The Phoenix, on Stockton Road, Seaham, is to be transformed into a Tesco Express, creating 20 new jobs.

The Phoenix - Stockton Road, Seaham...

The Phoenix - Stockton Road, Seaham...

The handover of the building to the major supermarket chain has allowed landlord Dave Pinder to take over The Knack, in nearby Eastlea Road.

The publican, who is working with business partner Trevor Mitchell on the project, had been keen to take over the venue for some time.

Now they have been granted a premises licence for the club, and are moving forward with improvements which will cement its place in the town’s history.

Dave, who finished trading at the Phoenix last month after seven years, said: “This place could have gone one of two ways, knocked down and turned into flats or boarded up and left to become derelict.

“We’re going to bring it back to life, keep the venue traditional and to club standards.

“It’s an important part of the community. We’ve got the facilities and it’ll be open doors.

“At the moment, we have got people going out of the area to the Glebe Centre and others because there’s no real places for them.

“There’s nothing like a building of this size in the town any more.

“They’ve lost the Vane Tempest, which was a real loss for people, and Dawdon Club.”

The club will change its name from New Seaham Workingmen’s Club to New Seaham Sports and Social Club, but Dave added: “It will always be known as The Knack.”

Tesco took possession of the Phoenix on Monday and contractors are due to begin work ahead of its opening in May.

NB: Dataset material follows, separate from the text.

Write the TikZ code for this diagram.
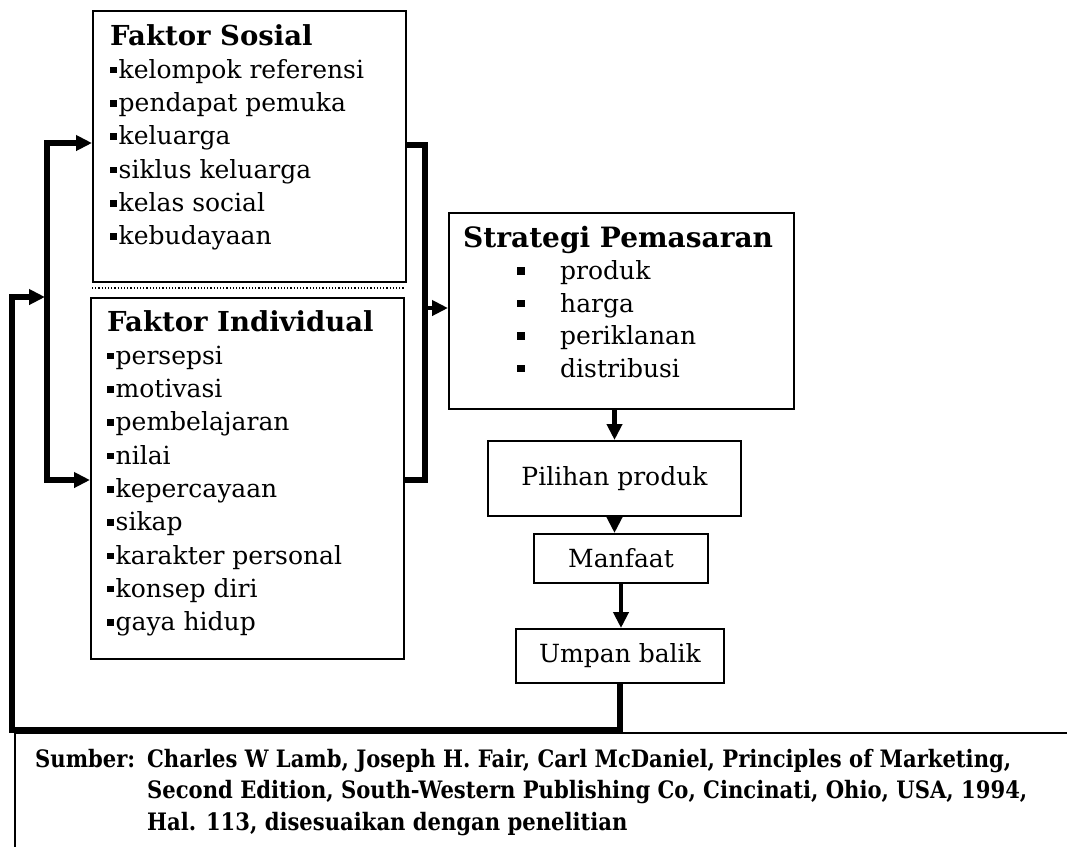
\documentclass[tikz,border=0pt]{standalone}
\usepackage{fontspec}
\setmainfont{DejaVu Serif}
\newfontfamily\srcfont[FakeStretch=0.88]{DejaVu Serif}
\usetikzlibrary{arrows.meta}
\newcommand\bsq{\rule[5pt]{6.5pt}{6.5pt}\hspace{2pt}}
\newcommand\bsqs{\hspace*{54pt}\makebox[43pt][l]{\rule[5pt]{7.5pt}{7.5pt}}}
\begin{document}
\begin{tikzpicture}[x=1pt,y=-1pt,
  >={Triangle[length=16pt,width=15pt]},
  box/.style={draw,line width=2pt,inner sep=0pt,anchor=north west,font=\fontsize{25}{30}\selectfont},
  lbl/.style={anchor=base west,inner sep=0pt,font=\fontsize{25}{33.3}\selectfont},
  ttlfont/.style={},
  conn/.style={line width=5.5pt},
  arr/.style={line width=4.5pt,->}
]
\useasboundingbox (0,0) rectangle (1067,847);
% boxes
\node[box,minimum width=313pt,minimum height=271pt] (sosial) at (92,10) {};
\node[box,minimum width=313pt,minimum height=361pt] (indiv) at (90,297) {};
\node[box,minimum width=345pt,minimum height=196pt] (strat) at (448,212) {};
\node[box,minimum width=253pt,minimum height=75pt] (pilihan) at (487,440) {Pilihan produk};
\node[box,minimum width=174pt,minimum height=49pt] (manfaat) at (533,533) {Manfaat};
\node[box,minimum width=208pt,minimum height=54pt] (umpan) at (515,628) {Umpan balik};
% texts
\node[lbl] (sosialtxt) at (110,45) {\begin{tabular}[t]{@{}l@{}}
{\fontsize{27.5}{33.3}\selectfont\bfseries Faktor Sosial}\\
\bsq kelompok referensi\\
\bsq pendapat pemuka\\
\bsq keluarga\\
\bsq siklus keluarga\\
\bsq kelas social\\
\bsq kebudayaan
\end{tabular}};
\node[lbl] (indivtxt) at (107,331) {\begin{tabular}[t]{@{}l@{}}
{\fontsize{27.5}{33.3}\selectfont\bfseries Faktor Individual}\\
\bsq persepsi\\
\bsq motivasi\\
\bsq pembelajaran\\
\bsq nilai\\
\bsq kepercayaan\\
\bsq sikap\\
\bsq karakter personal\\
\bsq konsep diri\\
\bsq gaya hidup
\end{tabular}};
\node[lbl,font=\fontsize{25}{32.5}\selectfont] (strattxt) at (463,247) {\begin{tabular}[t]{@{}l@{}}
{\fontsize{28}{32.5}\selectfont\bfseries Strategi Pemasaran}\\
\bsqs produk\\
\bsqs harga\\
\bsqs periklanan\\
\bsqs distribusi
\end{tabular}};
\node[anchor=base west,inner sep=0pt,font=\srcfont\bfseries\fontsize{24}{31.5}\selectfont] (src) at (35,767) {\begin{tabular}[t]{@{}l@{}l@{}}
\makebox[112pt][l]{Sumber:} & Charles W Lamb, Joseph H. Fair, Carl McDaniel, Principles of Marketing,\\
 & Second Edition, South-Western Publishing Co, Cincinati, Ohio, USA, 1994,\\
 & Hal. 113, disesuaikan dengan penelitian
\end{tabular}};
% coordinates
\coordinate (lt) at (47,143);
\coordinate (lb) at (47,480);
\coordinate (rt) at (425,145);
\coordinate (rb) at (425,480);
\coordinate (rm) at (425,308);
\coordinate (fbL) at (12,730);
\coordinate (fbT) at (12,297);
\coordinate (fbTip) at (45,297);
\coordinate (frL) at (15,733);
\coordinate (frR) at (1067,733);
\coordinate (frB) at (15,847);
\coordinate (dl) at (92,288);
\coordinate (dr) at (405,288);
% frame lines
\draw[line width=2pt] (frL) -- (frR);
\draw[line width=1.5pt] (frL) -- (frB);
\draw[dotted,line width=1.2pt] (dl) -- (dr);
% connectors
\draw[conn,<->] (lt -| sosial.west) -- (lt) -- (lb) -- (lb -| indiv.west);
\draw[conn] (rt -| sosial.east) -- (rt) -- (rb) -- (rb -| indiv.east);
\draw[arr] (rm) -- (rm -| strat.west);
\draw[arr] (strat.south -| pilihan.north) -- (pilihan.north);
\draw[arr] (pilihan.south) -- (pilihan.south |- manfaat.north);
\draw[arr] (manfaat.south) -- (manfaat.south |- umpan.north);
\draw[conn,->] (umpan.south) -- (umpan.south |- fbL) -- (fbL) -- (fbT) -- (fbTip);
\end{tikzpicture}
\end{document}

The Knack was bought after it went into receivership under its last bosses.

A handful of people had objected to the new licence application but issues were resolved through mediation, which allowed the businessmen to explain the late licence until midnight would only be used for weekend functions.

In addition to general improvements to the club, which was founded in 1907 as a social club for the nearby Seaham Colliery, a wall will be dedicated to the building’s history.

Club prices will remain, with the bar to enter the dominoes league and host pub games once again.

The function suite will be available for hire for free and open to community groups to host their meetings and women are now allowed in all its rooms.

The smoking area is to be moved to the rear of the property to reduce disturbance to residents.